--- start Entries ---

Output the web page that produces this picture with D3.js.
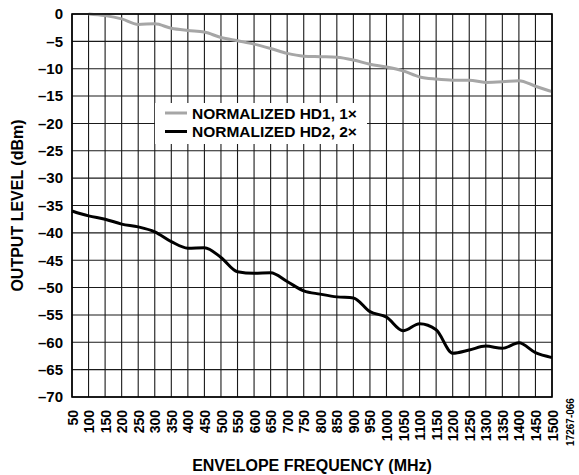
<!DOCTYPE html>
<html>
<head>
<meta charset="utf-8">
<script src="https://cdn.jsdelivr.net/npm/d3@7"></script>
<style>
  html, body { margin: 0; padding: 0; background: #fff; }
  svg { display: block; }
  text { font-family: Arial, "Liberation Sans", sans-serif; font-weight: bold; fill: #000; }
</style>
</head>
<body>
<svg id="chart" width="579" height="475"></svg>
<script>
// Envelope frequency axis (MHz)
const freqTicks = d3.range(50, 1501, 50);
const levelTicks = d3.range(0, -71, -5);

// Normalized HD1 (1×), starts at 100 MHz
const hd1Freq = d3.range(100, 1501, 50);
const hd1Level = [0, -0.3, -0.9, -1.9, -1.8, -2.6, -3.0, -3.3, -4.3, -4.9, -5.5, -6.3, -7.2,
  -7.7, -7.8, -7.9, -8.4, -9.2, -9.7, -10.4, -11.5, -11.9, -12.1, -12.1, -12.5, -12.4, -12.2, -13.2, -14.2];

// Normalized HD2 (2×), starts at 50 MHz
const hd2Freq = d3.range(50, 1501, 50);
const hd2Level = [-36.0, -36.9, -37.5, -38.4, -38.9, -39.8, -41.6, -42.8, -42.7, -44.5, -47.1, -47.4, -47.3, -48.9,
  -50.6, -51.2, -51.7, -51.9, -54.4, -55.4, -57.9, -56.6, -57.7, -62.0, -61.4, -60.7, -61.1, -60.1, -61.9, -62.8];

const seriesNames = ["NORMALIZED HD1, 1×", "NORMALIZED HD2, 2×"];
const seriesColors = ["#a6a6a6", "#000000"];

const svg = d3.select("#chart");
const m = { left: 72, top: 14, right: 552, bottom: 397 };

const x = d3.scaleLinear().domain([50, 1500]).range([m.left, m.right]);
const y = d3.scaleLinear().domain([-70, 0]).range([m.bottom, m.top]);

const fmt = v => (v < 0 ? "\u2013" + Math.abs(v) : String(v));
const FONT = "Arial, 'Liberation Sans', sans-serif";

// grid
const grid = svg.append("g").attr("stroke", "#1a1a1a").attr("stroke-width", 1.1);
grid.selectAll("line.v").data(freqTicks).join("line")
  .attr("x1", d => x(d)).attr("x2", d => x(d))
  .attr("y1", m.top).attr("y2", m.bottom);
grid.selectAll("line.h").data(levelTicks).join("line")
  .attr("x1", m.left).attr("x2", m.right)
  .attr("y1", d => y(d)).attr("y2", d => y(d));

// legend background box covers the grid
const lg = svg.append("g");
lg.append("rect").attr("x", 155).attr("y", 103).attr("width", 212).attr("height", 41).attr("fill", "#fff");

// data lines
const line = d3.line().x(d => x(d[0])).y(d => y(d[1])).curve(d3.curveMonotoneX);
svg.append("path").datum(d3.zip(hd1Freq, hd1Level))
  .attr("d", line).attr("fill", "none").attr("stroke", seriesColors[0]).attr("stroke-width", 3);
svg.append("path").datum(d3.zip(hd2Freq, hd2Level))
  .attr("d", line).attr("fill", "none").attr("stroke", seriesColors[1]).attr("stroke-width", 3);

// frame
svg.append("rect").attr("x", m.left).attr("y", m.top)
  .attr("width", m.right - m.left).attr("height", m.bottom - m.top)
  .attr("fill", "none").attr("stroke", "#000").attr("stroke-width", 1.6);

// legend entries
seriesNames.forEach((name, i) => {
  const ly = 113 + i * 18.5;
  lg.append("line").attr("x1", 165).attr("x2", 187).attr("y1", ly).attr("y2", ly)
    .attr("stroke", seriesColors[i]).attr("stroke-width", 3);
  lg.append("text").attr("x", 192).attr("y", ly).attr("dy", "0.36em")
    .attr("font-size", 15.5).text(name);
});

// y axis labels
const yAxis = d3.axisLeft(y).tickValues(levelTicks).tickSize(0).tickPadding(9).tickFormat(fmt);
const ya = svg.append("g").attr("transform", `translate(${m.left},0)`).call(yAxis);
ya.select(".domain").remove();
ya.selectAll("text").attr("font-size", 15).attr("font-family", FONT)
  .attr("font-weight", "bold").attr("fill", "#000");

// x axis labels, rotated
const xAxis = d3.axisBottom(x).tickValues(freqTicks).tickSize(0).tickPadding(0).tickFormat(d => String(d));
const xa = svg.append("g").attr("transform", `translate(0,${m.bottom})`).call(xAxis);
xa.select(".domain").remove();
xa.selectAll("text")
  .attr("font-size", 14).attr("font-family", FONT)
  .attr("font-weight", "bold").attr("fill", "#000")
  .attr("text-anchor", "end")
  .attr("transform", "rotate(-90)")
  .attr("x", -13).attr("y", 0).attr("dy", "0.36em");

// axis titles
svg.append("text").attr("x", (m.left + m.right) / 2).attr("y", 471)
  .attr("text-anchor", "middle").attr("font-size", 16).text("ENVELOPE FREQUENCY (MHz)");
svg.append("text").attr("transform", `translate(23,${(m.top + m.bottom) / 2}) rotate(-90)`)
  .attr("text-anchor", "middle").attr("font-size", 16).text("OUTPUT LEVEL (dBm)");

// figure id
svg.append("text").attr("transform", "translate(574,422) rotate(-90)")
  .attr("text-anchor", "middle").attr("font-size", 10).attr("font-weight", "normal")
  .attr("fill", "#222").text("17267-066");
</script>
</body>
</html>
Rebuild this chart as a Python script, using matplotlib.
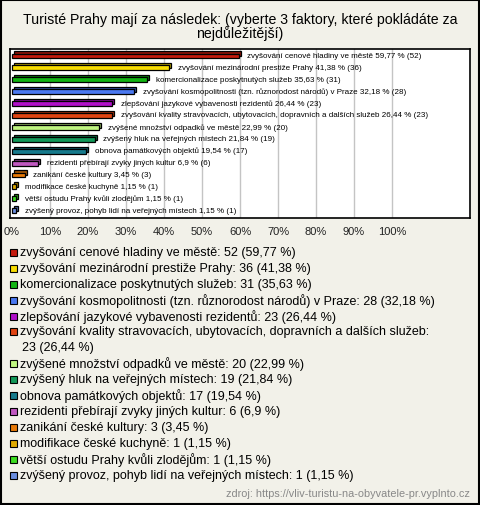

--- end Entries ---

| What the task asks |
Return only the lines from the start of the data through the line that contains "d3.scaleLinear().domain([-70, 0]).range([m.bottom, m.top]);", please, copying them exactly and omitting all pictures.

| Exercise result |
Output the web page that produces this picture with D3.js.
<!DOCTYPE html>
<html>
<head>
<meta charset="utf-8">
<script src="https://cdn.jsdelivr.net/npm/d3@7"></script>
<style>
  html, body { margin: 0; padding: 0; background: #fff; }
  svg { display: block; }
  text { font-family: Arial, "Liberation Sans", sans-serif; font-weight: bold; fill: #000; }
</style>
</head>
<body>
<svg id="chart" width="579" height="475"></svg>
<script>
// Envelope frequency axis (MHz)
const freqTicks = d3.range(50, 1501, 50);
const levelTicks = d3.range(0, -71, -5);

// Normalized HD1 (1×), starts at 100 MHz
const hd1Freq = d3.range(100, 1501, 50);
const hd1Level = [0, -0.3, -0.9, -1.9, -1.8, -2.6, -3.0, -3.3, -4.3, -4.9, -5.5, -6.3, -7.2,
  -7.7, -7.8, -7.9, -8.4, -9.2, -9.7, -10.4, -11.5, -11.9, -12.1, -12.1, -12.5, -12.4, -12.2, -13.2, -14.2];

// Normalized HD2 (2×), starts at 50 MHz
const hd2Freq = d3.range(50, 1501, 50);
const hd2Level = [-36.0, -36.9, -37.5, -38.4, -38.9, -39.8, -41.6, -42.8, -42.7, -44.5, -47.1, -47.4, -47.3, -48.9,
  -50.6, -51.2, -51.7, -51.9, -54.4, -55.4, -57.9, -56.6, -57.7, -62.0, -61.4, -60.7, -61.1, -60.1, -61.9, -62.8];

const seriesNames = ["NORMALIZED HD1, 1×", "NORMALIZED HD2, 2×"];
const seriesColors = ["#a6a6a6", "#000000"];

const svg = d3.select("#chart");
const m = { left: 72, top: 14, right: 552, bottom: 397 };

const x = d3.scaleLinear().domain([50, 1500]).range([m.left, m.right]);
const y = d3.scaleLinear().domain([-70, 0]).range([m.bottom, m.top]);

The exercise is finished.